According to the 2011 Department
of Labor report (mentioned above),
Uzbekistan has taken some domestic measures by passing legislation to prevent
child labor including The Labor Code of Uzbekistan and the Law on the Guarantees
of the Rights of the Child that sets 16 as the minimum age for work. Furthermore,
in 2009 Uzbekistan revised a Decree on Adoption of the List of Occupations with
Unfavorable Working Conditions to Which it is Forbidden to Employ Person under
Eighteen Years of Age, which specifically prohibits children under the age of
18 from manually harvesting cotton. Finally, the Constitution and the Labor
Code prohibit forced labor.
Supervision
of the Annual Cotton Harvest
As a member of the ILO and a
state party to the CRC, the Uzbek government must bring its harvesting
practices into
compliance with international standards, and allowing the ILO and UNICEF to
monitor future harvests could help it to achieve this goal.

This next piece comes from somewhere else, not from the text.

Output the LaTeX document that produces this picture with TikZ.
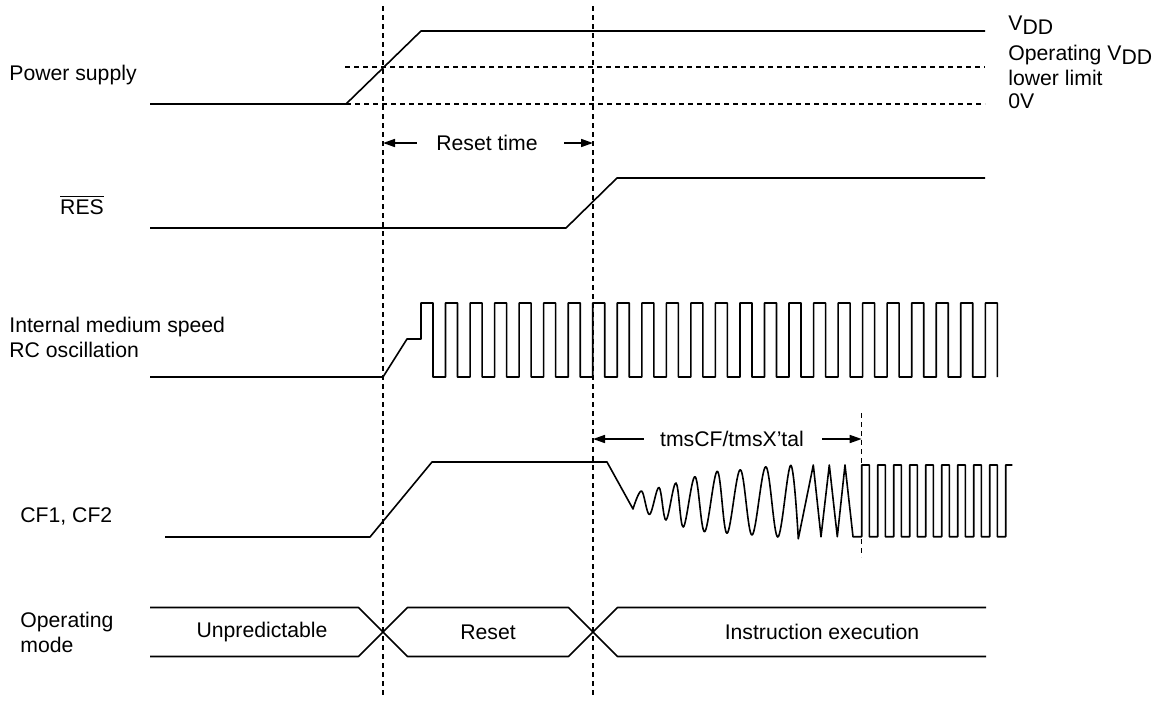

Although the Uzbek government
will still not allow supervision of the harvest by the ILO, the Review of the 2012 Cotton Harvest in
Uzbekistan by the Uzbek-German Forum for Human Rights (UGF) and the
Cotton Campaign gathered information through human rights defenders in
Uzbekistan during the 2012 harvest where defenders found some improvements:
there was a reduction in forced labor in children under 15, and the majority of
schools for children in this age group remained open. However, the forced labor
system as a whole remained in place, with intensified forced labor of older
children, more forced labor of adults, continued rejection of monitoring by
outside sources, and the rejection of monitoring by Uzbek citizens. Older
children were paid, but their meals were deducted from their payment, meaning that
a typical 15 year old laborer would earn roughly 20 cents for a 12 hour work
day. Even where children were not forced to pick cotton, they suffered when 60%
of teachers were forced to pick cotton, causing classrooms to be combined or schools
to be closed.
Source: http://fergananews.com/photos/2012/02/broadwtur2.jpg |
The
Modern Commercial Setting
According
to the ILRF, the Uzbek central government
has grown more reliant on child labor since it gained independence in 1991. In
response, human rights groups like the Cotton
Campaign and Anti-Slavery
International have created an ongoing international campaign against the
use of children in forced labor, which has caused retailers like Target,
Wal-Mart, and Gap to agree not to “knowingly” purchase Uzbek cotton. However, according to the Guardian, human
rights groups continue to press major retailers like H&M to pursue greater
transparency in their supply chains to ensure that none of their suppliers
purchase Uzbek cotton to use in materials then sold to the retailer.
So, before purchasing a $4
sweater, think back to the beginning of the global supply chain. Consider whether
there is adequate transparency to ensure that the cotton in your clothes was
not gathered in Uzbekistan, where the cost in child labor far exceeds the
monetary savings of the low priced good.